◆ DATA PROVIDED:
□ □ □ □

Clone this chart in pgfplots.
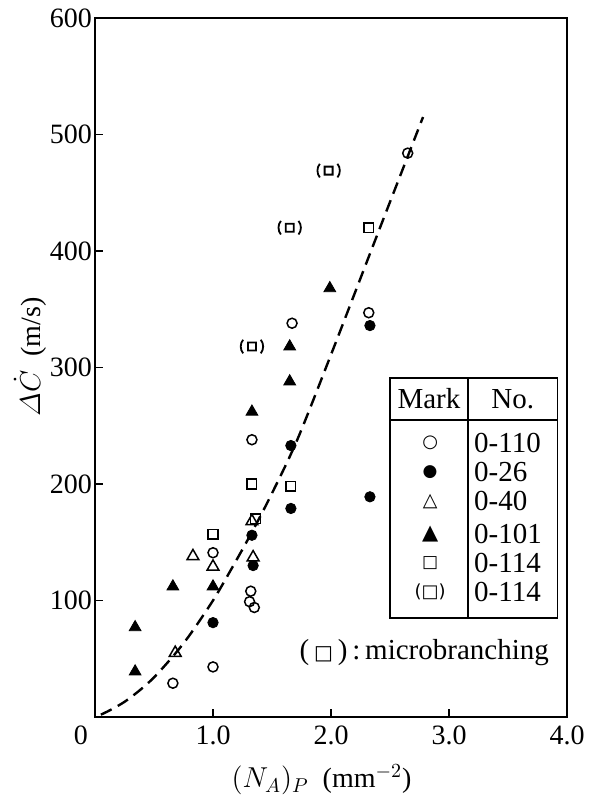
\documentclass[border=0pt]{standalone}
\usepackage{fontspec}
\setmainfont{Liberation Serif}
\newfontfamily\symfont{DejaVu Sans}
\usepackage{pgfplots}
\pgfplotsset{compat=1.18}

\pgfdeclareplotmark{psquare}{%
  \pgfpathrectangle{\pgfpoint{-\pgfplotmarksize}{-\pgfplotmarksize}}{\pgfpoint{2\pgfplotmarksize}{2\pgfplotmarksize}}%
  \pgfpathmoveto{\pgfpoint{-2.2\pgfplotmarksize}{1.7\pgfplotmarksize}}%
  \pgfpathcurveto{\pgfpoint{-3.0\pgfplotmarksize}{0.8\pgfplotmarksize}}{\pgfpoint{-3.0\pgfplotmarksize}{-0.8\pgfplotmarksize}}{\pgfpoint{-2.2\pgfplotmarksize}{-1.7\pgfplotmarksize}}%
  \pgfpathmoveto{\pgfpoint{2.2\pgfplotmarksize}{1.7\pgfplotmarksize}}%
  \pgfpathcurveto{\pgfpoint{3.0\pgfplotmarksize}{0.8\pgfplotmarksize}}{\pgfpoint{3.0\pgfplotmarksize}{-0.8\pgfplotmarksize}}{\pgfpoint{2.2\pgfplotmarksize}{-1.7\pgfplotmarksize}}%
  \pgfusepathqstroke
}

\begin{document}
\begin{tikzpicture}
\begin{axis}[
  name=ax,
  scale only axis,
  width=236pt, height=349.5pt,
  xmin=0, xmax=4, ymin=0, ymax=600,
  xtick={0,1,2,3,4},
  xticklabels={\makebox[0pt][r]{0\hspace{3.5pt}},1.0,2.0,3.0,4.0},
  ytick={100,200,300,400,500,600},
  xtick pos=lower, ytick pos=left,
  tick align=inside,
  major tick length=4pt,
  tick style={black, line width=0.8pt},
  axis line style={line width=1pt},
  /pgf/number format/assume math mode=true,
  tick label style={font=\fontsize{14}{16}\selectfont},
  yticklabel style={xshift=2pt},
  xticklabel style={yshift=-1pt},
  xlabel={$(N_{A})_{P}$\ \ (mm$^{-2}$)},
  ylabel={$\mathnormal{\Delta}\dot{C}$\ \ (m/s)},
  label style={font=\fontsize{14}{16}\selectfont},
  xlabel style={at={(axis description cs:0.48,-0.09)}, anchor=center},
  ylabel style={at={(axis description cs:-0.138,0.515)}, anchor=center},
  clip=false,
]
% dashed fit curve
\addplot[black, smooth, line width=1.2pt, dash pattern=on 6pt off 3.5pt] coordinates {
 (0.05,2) (0.13,6) (0.25,13) (0.38,23) (0.5,34) (0.66,52) (0.8,70) (1.0,100)
 (1.15,126) (1.31,155) (1.48,188) (1.71,237) (2.0,311) (2.4,416) (2.78,515)};
% 0-110 open circles
\addplot[only marks, mark=o, mark size=2.5pt, black, line width=0.75pt] coordinates {
 (0.66,29) (1.0,141) (1.0,43) (1.33,238) (1.32,108) (1.31,99) (1.35,94)
 (1.67,338) (2.32,347) (2.65,484)};
% 0-26 filled circles
\addplot[only marks, mark=*, mark size=2.6pt, black] coordinates {
 (1.0,81) (1.33,156) (1.34,130) (1.66,233) (1.66,179) (2.33,336) (2.33,189)};
% 0-40 open triangles
\addplot[only marks, mark=triangle, mark size=3.4pt, black, line width=0.75pt] coordinates {
 (0.68,55) (0.83,138) (1.0,129) (1.33,168) (1.34,137)};
% 0-101 filled triangles
\addplot[only marks, mark=triangle*, mark size=3.4pt, black] coordinates {
 (0.34,77) (0.34,39) (0.66,112) (1.0,112) (1.33,262) (1.65,288) (1.65,318) (1.99,368)};
% 0-114 open squares
\addplot[only marks, mark=square, mark size=2.4pt, black, line width=0.75pt] coordinates {
 (1.0,157) (1.33,200) (1.36,170) (1.66,198) (2.32,420)};
% 0-114 microbranching
\addplot[only marks, mark=psquare, mark size=2pt, black, line width=0.9pt] coordinates {
 (1.33,318) (1.65,420) (1.98,469)};

% legend table
\draw[line width=0.7pt] (axis cs:2.5,85) rectangle (axis cs:3.92,291);
\draw[line width=0.7pt] (axis cs:3.16,85) -- (axis cs:3.16,291);
\draw[line width=0.7pt] (axis cs:2.5,255) -- (axis cs:3.92,255);
\begin{scope}[every node/.style={font=\fontsize{14.5}{16}\selectfont, inner sep=0pt}]
\node at (axis cs:2.83,273) {Mark};
\node at (axis cs:3.54,273) {No.};
\node at (axis cs:2.84,235) {\symfont\fontsize{9}{9}\selectfont ○};
\node at (axis cs:2.84,210) {\symfont\fontsize{8.5}{9}\selectfont ●};
\node at (axis cs:2.84,185) {\symfont\fontsize{9.5}{9}\selectfont △};
\node at (axis cs:2.84,157) {\symfont\fontsize{10.5}{10}\selectfont ▲};
\node at (axis cs:2.84,132) {\symfont\fontsize{8.5}{9}\selectfont □};
\node at (axis cs:2.84,107) {\symfont\fontsize{9}{9}\selectfont (□)};
\node[anchor=west] at (axis cs:3.21,235) {0-110};
\node[anchor=west] at (axis cs:3.21,210) {0-26};
\node[anchor=west] at (axis cs:3.21,185) {0-40};
\node[anchor=west] at (axis cs:3.21,157) {0-101};
\node[anchor=west] at (axis cs:3.21,132) {0-114};
\node[anchor=west] at (axis cs:3.21,107) {0-114};
\node at (axis cs:2.79,55) {(\,{\symfont\fontsize{10}{10}\selectfont □}\,)\,:\,microbranching};
\end{scope}
\end{axis}
\pgfresetboundingbox
\path[use as bounding box] ([shift={(-47.5pt,-39.5pt)}]ax.south west) rectangle ([shift={(12pt,9pt)}]ax.north east);
\end{tikzpicture}
\end{document}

□ □ □ □

◆ SHORT EXERCISE: Print the whole listing above once more, word for word, without its pictures.

◆ EXPECTED ANSWER:
Clone this chart in pgfplots.
\documentclass[border=0pt]{standalone}
\usepackage{fontspec}
\setmainfont{Liberation Serif}
\newfontfamily\symfont{DejaVu Sans}
\usepackage{pgfplots}
\pgfplotsset{compat=1.18}

\pgfdeclareplotmark{psquare}{%
  \pgfpathrectangle{\pgfpoint{-\pgfplotmarksize}{-\pgfplotmarksize}}{\pgfpoint{2\pgfplotmarksize}{2\pgfplotmarksize}}%
  \pgfpathmoveto{\pgfpoint{-2.2\pgfplotmarksize}{1.7\pgfplotmarksize}}%
  \pgfpathcurveto{\pgfpoint{-3.0\pgfplotmarksize}{0.8\pgfplotmarksize}}{\pgfpoint{-3.0\pgfplotmarksize}{-0.8\pgfplotmarksize}}{\pgfpoint{-2.2\pgfplotmarksize}{-1.7\pgfplotmarksize}}%
  \pgfpathmoveto{\pgfpoint{2.2\pgfplotmarksize}{1.7\pgfplotmarksize}}%
  \pgfpathcurveto{\pgfpoint{3.0\pgfplotmarksize}{0.8\pgfplotmarksize}}{\pgfpoint{3.0\pgfplotmarksize}{-0.8\pgfplotmarksize}}{\pgfpoint{2.2\pgfplotmarksize}{-1.7\pgfplotmarksize}}%
  \pgfusepathqstroke
}

\begin{document}
\begin{tikzpicture}
\begin{axis}[
  name=ax,
  scale only axis,
  width=236pt, height=349.5pt,
  xmin=0, xmax=4, ymin=0, ymax=600,
  xtick={0,1,2,3,4},
  xticklabels={\makebox[0pt][r]{0\hspace{3.5pt}},1.0,2.0,3.0,4.0},
  ytick={100,200,300,400,500,600},
  xtick pos=lower, ytick pos=left,
  tick align=inside,
  major tick length=4pt,
  tick style={black, line width=0.8pt},
  axis line style={line width=1pt},
  /pgf/number format/assume math mode=true,
  tick label style={font=\fontsize{14}{16}\selectfont},
  yticklabel style={xshift=2pt},
  xticklabel style={yshift=-1pt},
  xlabel={$(N_{A})_{P}$\ \ (mm$^{-2}$)},
  ylabel={$\mathnormal{\Delta}\dot{C}$\ \ (m/s)},
  label style={font=\fontsize{14}{16}\selectfont},
  xlabel style={at={(axis description cs:0.48,-0.09)}, anchor=center},
  ylabel style={at={(axis description cs:-0.138,0.515)}, anchor=center},
  clip=false,
]
% dashed fit curve
\addplot[black, smooth, line width=1.2pt, dash pattern=on 6pt off 3.5pt] coordinates {
 (0.05,2) (0.13,6) (0.25,13) (0.38,23) (0.5,34) (0.66,52) (0.8,70) (1.0,100)
 (1.15,126) (1.31,155) (1.48,188) (1.71,237) (2.0,311) (2.4,416) (2.78,515)};
% 0-110 open circles
\addplot[only marks, mark=o, mark size=2.5pt, black, line width=0.75pt] coordinates {
 (0.66,29) (1.0,141) (1.0,43) (1.33,238) (1.32,108) (1.31,99) (1.35,94)
 (1.67,338) (2.32,347) (2.65,484)};
% 0-26 filled circles
\addplot[only marks, mark=*, mark size=2.6pt, black] coordinates {
 (1.0,81) (1.33,156) (1.34,130) (1.66,233) (1.66,179) (2.33,336) (2.33,189)};
% 0-40 open triangles
\addplot[only marks, mark=triangle, mark size=3.4pt, black, line width=0.75pt] coordinates {
 (0.68,55) (0.83,138) (1.0,129) (1.33,168) (1.34,137)};
% 0-101 filled triangles
\addplot[only marks, mark=triangle*, mark size=3.4pt, black] coordinates {
 (0.34,77) (0.34,39) (0.66,112) (1.0,112) (1.33,262) (1.65,288) (1.65,318) (1.99,368)};
% 0-114 open squares
\addplot[only marks, mark=square, mark size=2.4pt, black, line width=0.75pt] coordinates {
 (1.0,157) (1.33,200) (1.36,170) (1.66,198) (2.32,420)};
% 0-114 microbranching
\addplot[only marks, mark=psquare, mark size=2pt, black, line width=0.9pt] coordinates {
 (1.33,318) (1.65,420) (1.98,469)};

% legend table
\draw[line width=0.7pt] (axis cs:2.5,85) rectangle (axis cs:3.92,291);
\draw[line width=0.7pt] (axis cs:3.16,85) -- (axis cs:3.16,291);
\draw[line width=0.7pt] (axis cs:2.5,255) -- (axis cs:3.92,255);
\begin{scope}[every node/.style={font=\fontsize{14.5}{16}\selectfont, inner sep=0pt}]
\node at (axis cs:2.83,273) {Mark};
\node at (axis cs:3.54,273) {No.};
\node at (axis cs:2.84,235) {\symfont\fontsize{9}{9}\selectfont ○};
\node at (axis cs:2.84,210) {\symfont\fontsize{8.5}{9}\selectfont ●};
\node at (axis cs:2.84,185) {\symfont\fontsize{9.5}{9}\selectfont △};
\node at (axis cs:2.84,157) {\symfont\fontsize{10.5}{10}\selectfont ▲};
\node at (axis cs:2.84,132) {\symfont\fontsize{8.5}{9}\selectfont □};
\node at (axis cs:2.84,107) {\symfont\fontsize{9}{9}\selectfont (□)};
\node[anchor=west] at (axis cs:3.21,235) {0-110};
\node[anchor=west] at (axis cs:3.21,210) {0-26};
\node[anchor=west] at (axis cs:3.21,185) {0-40};
\node[anchor=west] at (axis cs:3.21,157) {0-101};
\node[anchor=west] at (axis cs:3.21,132) {0-114};
\node[anchor=west] at (axis cs:3.21,107) {0-114};
\node at (axis cs:2.79,55) {(\,{\symfont\fontsize{10}{10}\selectfont □}\,)\,:\,microbranching};
\end{scope}
\end{axis}
\pgfresetboundingbox
\path[use as bounding box] ([shift={(-47.5pt,-39.5pt)}]ax.south west) rectangle ([shift={(12pt,9pt)}]ax.north east);
\end{tikzpicture}
\end{document}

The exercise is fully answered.